===== Raw data =====
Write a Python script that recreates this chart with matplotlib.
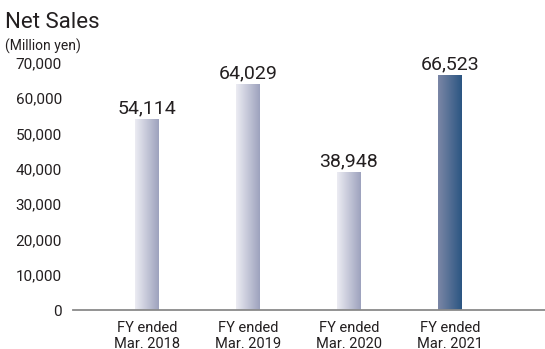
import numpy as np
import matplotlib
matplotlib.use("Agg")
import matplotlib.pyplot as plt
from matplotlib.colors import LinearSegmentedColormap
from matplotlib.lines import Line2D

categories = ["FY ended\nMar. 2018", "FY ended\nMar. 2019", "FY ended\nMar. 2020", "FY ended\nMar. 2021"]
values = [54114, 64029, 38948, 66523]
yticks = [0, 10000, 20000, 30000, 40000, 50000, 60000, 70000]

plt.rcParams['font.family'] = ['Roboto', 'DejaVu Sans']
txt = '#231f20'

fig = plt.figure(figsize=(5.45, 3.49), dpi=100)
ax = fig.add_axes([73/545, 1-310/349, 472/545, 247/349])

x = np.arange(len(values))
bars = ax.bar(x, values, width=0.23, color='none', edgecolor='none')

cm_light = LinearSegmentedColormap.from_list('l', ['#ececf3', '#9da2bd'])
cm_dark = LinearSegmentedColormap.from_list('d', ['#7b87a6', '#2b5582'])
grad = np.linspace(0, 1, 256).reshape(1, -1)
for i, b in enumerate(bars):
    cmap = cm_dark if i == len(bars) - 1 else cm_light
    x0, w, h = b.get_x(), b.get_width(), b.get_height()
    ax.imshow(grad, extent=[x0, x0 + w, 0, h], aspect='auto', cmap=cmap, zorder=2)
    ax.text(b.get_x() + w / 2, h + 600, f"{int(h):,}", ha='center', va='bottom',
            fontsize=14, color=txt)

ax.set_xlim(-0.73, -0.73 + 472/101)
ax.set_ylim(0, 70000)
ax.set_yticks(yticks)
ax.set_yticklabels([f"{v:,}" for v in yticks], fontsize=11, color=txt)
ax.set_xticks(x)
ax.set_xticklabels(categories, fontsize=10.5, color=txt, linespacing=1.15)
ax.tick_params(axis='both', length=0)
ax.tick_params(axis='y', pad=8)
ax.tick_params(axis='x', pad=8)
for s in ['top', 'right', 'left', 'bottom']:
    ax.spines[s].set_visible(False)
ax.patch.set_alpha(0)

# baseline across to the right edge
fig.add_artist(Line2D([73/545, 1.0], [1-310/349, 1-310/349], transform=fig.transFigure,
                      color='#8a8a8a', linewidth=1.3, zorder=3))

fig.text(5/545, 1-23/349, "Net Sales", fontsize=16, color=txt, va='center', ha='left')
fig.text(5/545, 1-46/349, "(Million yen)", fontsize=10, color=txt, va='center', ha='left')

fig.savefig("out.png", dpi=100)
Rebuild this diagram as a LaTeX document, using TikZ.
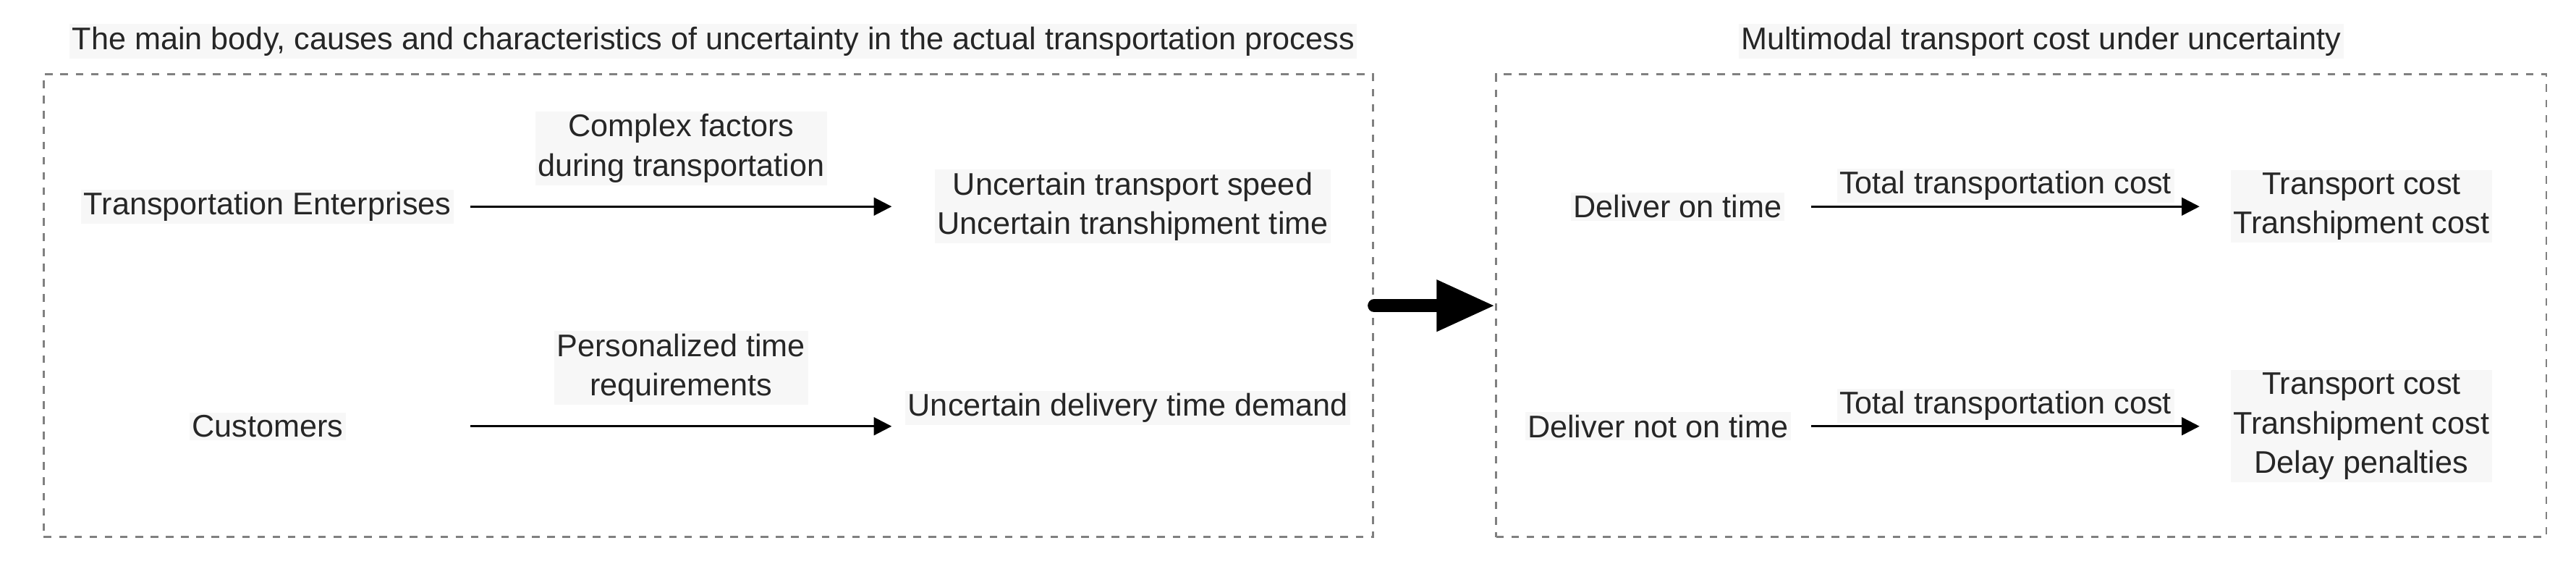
=====
# [Work to be completed]
Repeat only what lies between the start of the data and the end of the line containing "fontsize=14, color=txt)", exactly, with pictures left out.

# [Answer below]
Write a Python script that recreates this chart with matplotlib.
import numpy as np
import matplotlib
matplotlib.use("Agg")
import matplotlib.pyplot as plt
from matplotlib.colors import LinearSegmentedColormap
from matplotlib.lines import Line2D

categories = ["FY ended\nMar. 2018", "FY ended\nMar. 2019", "FY ended\nMar. 2020", "FY ended\nMar. 2021"]
values = [54114, 64029, 38948, 66523]
yticks = [0, 10000, 20000, 30000, 40000, 50000, 60000, 70000]

plt.rcParams['font.family'] = ['Roboto', 'DejaVu Sans']
txt = '#231f20'

fig = plt.figure(figsize=(5.45, 3.49), dpi=100)
ax = fig.add_axes([73/545, 1-310/349, 472/545, 247/349])

x = np.arange(len(values))
bars = ax.bar(x, values, width=0.23, color='none', edgecolor='none')

cm_light = LinearSegmentedColormap.from_list('l', ['#ececf3', '#9da2bd'])
cm_dark = LinearSegmentedColormap.from_list('d', ['#7b87a6', '#2b5582'])
grad = np.linspace(0, 1, 256).reshape(1, -1)
for i, b in enumerate(bars):
    cmap = cm_dark if i == len(bars) - 1 else cm_light
    x0, w, h = b.get_x(), b.get_width(), b.get_height()
    ax.imshow(grad, extent=[x0, x0 + w, 0, h], aspect='auto', cmap=cmap, zorder=2)
    ax.text(b.get_x() + w / 2, h + 600, f"{int(h):,}", ha='center', va='bottom',
            fontsize=14, color=txt)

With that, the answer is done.